Seminggu lalu, emak dan mbak Lies, mertua dan kakak ipar saya, berkunjung dari Kediri. Biasanya, akhir tahun kami agendakan mudik. Si abah biasanya udah “sakaw” kangen soto kediri dan sambel tumpang. Tapi akhir tahun ini, justru emak dan mbak Lies, membawa dua ponakan yang ingin liburan ke Bandung. Emak ke Bandung, berarti bisa sekaligus ketemu 3 putranya yang ada di Bandung, Cimahi dan Bogor. Tiga hari emak dan mbak Lies di rumah kami, saya mendapat misi khusus dari mas. Yaitu…belajar bikin sambel tumpang dan sambel teri favoritnya, langsung dari Chefnya, Mbak Lies. Sebagai istri yang baik hati dan tidak sombong, saya pun berusaha menjalankan misi itu.
Dalam tulisan ini, saya tidak akan menshare resep sambel tumpang atau sambel teri. Saya ingin menceritakan sesuatu yang saya ingat selama saya beraktivitas di dapur, berguru pada emak dan Mbak Lies.
Dapur. Saya teringat dapur emak di Kediri. Tampilannya? 180 derajat dengan dapur-dapur “modern” yang kita lihat seliweran di internet terutama di medsos. Dapurnya “kumuh”. Jujur. Tak ada kompor canggih, tak ada dinding dengan warna yang senada dengan peralatan masaknya. Peralatan masaknya, pasti tak dibeli di ace hardware atau Informa. Peralatannya dibeli di pasar. Tak indah dipandang mata, beberapa panci sudah copot telinganya.
Tapi dapur itu, bagai magnet kuat yang selalu menarik 4 putra emak yang sudah menyebar di berbagai kota. Empat putranya yang sudah “jadi orang”, yang punya kesempatan melanglang buana ke berbagai tempat dan mencoba berbagai masakan, minimal setahun sekali selalu tertarik untuk kembali ke dapur itu. Saya selalu terharu menyaksikan bagaimana keempat anak laki-laki yang sudah menjadi para ayah itu, mengerumuni meja makan sederhana di rumah Kediri, heboh mengambil sambel tumpang, soto Kediri dan peyek buatan Mbak Lies, satu-satunya perempuan putri emak. Seringkali aktivitas mereka diiringi nostalgia kisah mereka waktu kecil; baik kisah yang membanggakan, tapi banyaknya kisah yang lucu yang membuat kami semua- emak, 5 putranya, 5 menantunya, dan sekian belas cucunya, tertawa bersama.
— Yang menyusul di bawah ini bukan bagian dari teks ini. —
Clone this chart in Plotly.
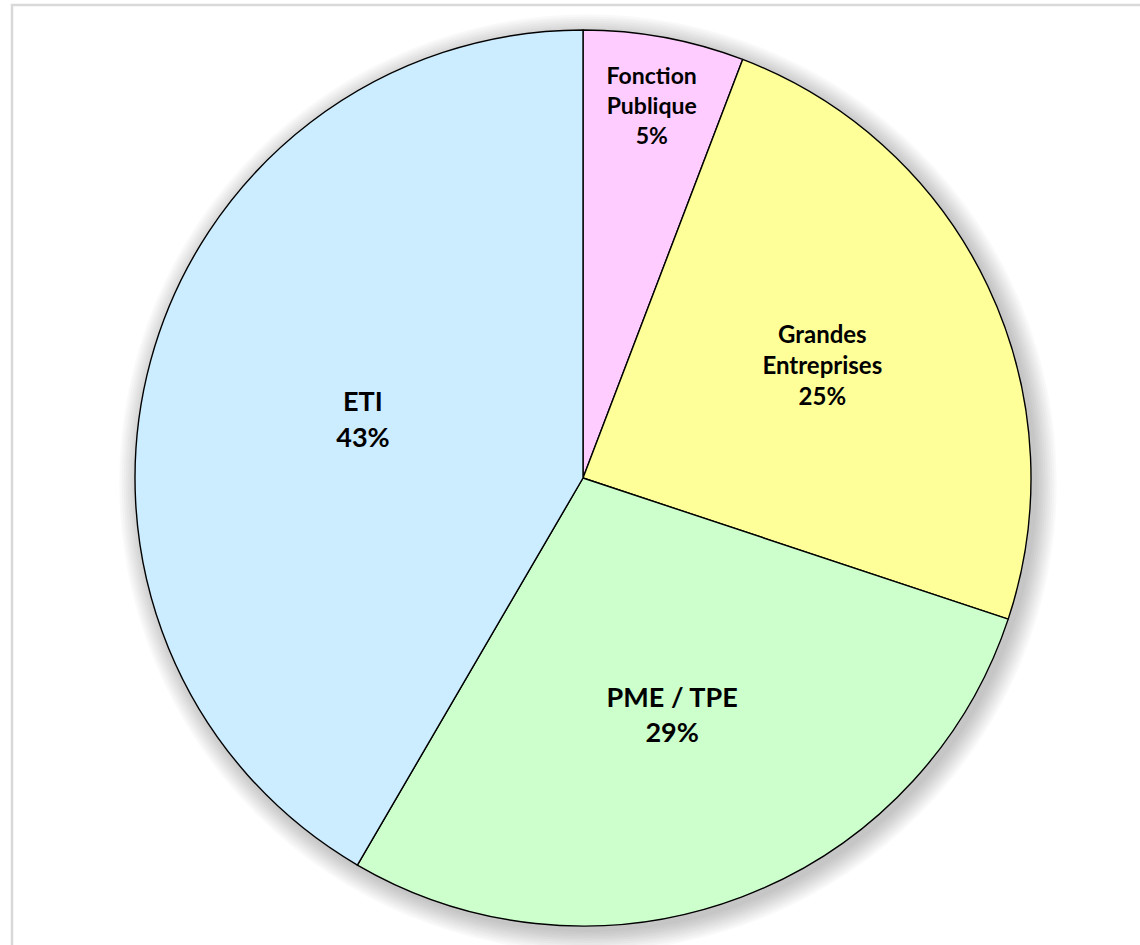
import plotly.graph_objects as go

# data
categories = ["Fonction<br>Publique", "Grandes<br>Entreprises", "PME / TPE", "ETI"]
shares = [5.8, 24.3, 28.3, 41.6]
pct_labels = ["5%", "25%", "29%", "43%"]
colors = ["#FFCCFF", "#FFFF99", "#CCFFCC", "#CCECFF"]
font_sizes = [23, 24, 27, 27]

W, H = 1140, 945
cx, cy, R = 583, 478, 448  # pie centre / radius in px

fig = go.Figure()
fig.add_trace(go.Pie(
    labels=categories,
    values=shares,
    text=pct_labels,
    texttemplate="<b>%{label}<br>%{text}</b>",
    textposition="inside",
    insidetextorientation="horizontal",
    insidetextfont=dict(family="Lato, Open Sans, sans-serif", size=font_sizes, color="#000000"),
    marker=dict(colors=colors, line=dict(color="#000000", width=1.4)),
    sort=False,
    direction="clockwise",
    rotation=0,
    hoverinfo="label+text",
    showlegend=False,
    domain=dict(x=[(cx - R) / W, (cx + R) / W], y=[(H - cy - R) / H, (H - cy + R) / H]),
))

shapes = []
# soft drop shadow behind the pie
for i in range(10):
    r = R + 1 + i * 2.2
    ox, oy = cx + 5, cy + 5
    shapes.append(dict(
        type="circle", xref="paper", yref="paper", layer="below",
        x0=(ox - r) / W, x1=(ox + r) / W,
        y0=(H - oy - r) / H, y1=(H - oy + r) / H,
        fillcolor="rgba(0,0,0,0.025)", line=dict(width=0),
    ))
# chart area frame
shapes.append(dict(
    type="rect", xref="paper", yref="paper", layer="below",
    x0=12 / W, x1=1.2, y0=-0.2, y1=(H - 5) / H,
    line=dict(color="#D9D9D9", width=2.5), fillcolor="rgba(0,0,0,0)",
))

fig.update_layout(
    width=W, height=H,
    margin=dict(l=0, r=0, t=0, b=0),
    paper_bgcolor="#FFFFFF",
    plot_bgcolor="#FFFFFF",
    shapes=shapes,
)

fig.write_html("out.html", config={"displayModeBar": False},
               post_script="document.body.style.margin='0px';")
Saya ingat satu dapur yang punya magnet yang sama. Tempatnya di Purwakarta. Dapur itu, juga tak memiliki desain yang menarik mata. Tapi disanalah awal mula masakan mamah yang selalu saya- dan adik-adik rindukan itu.
Di jaman ini, saya tahu, karena saya menyaksikan, banyak ibu-ibu muda yang seperti emak dan mamah. Mereka pantang membeli bumbu instan, tak merasa “sia-sia” menghabiskan berjam-jam waktunya untuk membuat bumbu, mengolah makanan melalui beberapa tahap, untuk menyiapkan masakan istimewa untuk anak-anaknya. Mereka, adalah ibu-ibu yang mengikat cinta anak-anaknya dengan masakannya.
Saya, bukan tipe ibu seperti itu. Memasak bukan kompetensi saya, dan bukan pula minat saya. Saya punya cara lain untuk mengikat cinta anak-anak saya. Tapi untukteman-teman yang menjadikan dapur sebagai studio kerjanya, saya ingin mengatakan:
Jangan pernah “terintimidasi” dengan gambar-gambar dapur yang menarik hati dan super kinclong. Jangan sedih kalau tak punya waktu untuk mencari peralatan masak yang warnanya matching dengan warna dinding dapur. Sebab mungkin, kita terlalu sibuk menuangkan seluruh tenaga dan cinta kita, dalam beragam masakan yang kita buat untuk si buah hati.
Mungkin dapur yang setiap harinya selalu berantakan karena digunakan, adalah dapur-dapur yang selalu dirindukan oleh seorang anak dan orang dewasa yang pernah menjadi anak. Sebab disana, ada menu yang tak bisa ditemukan di dapur manapun di dunia ini. Cinta ibunya, dan kenangan masa kecil yang manis.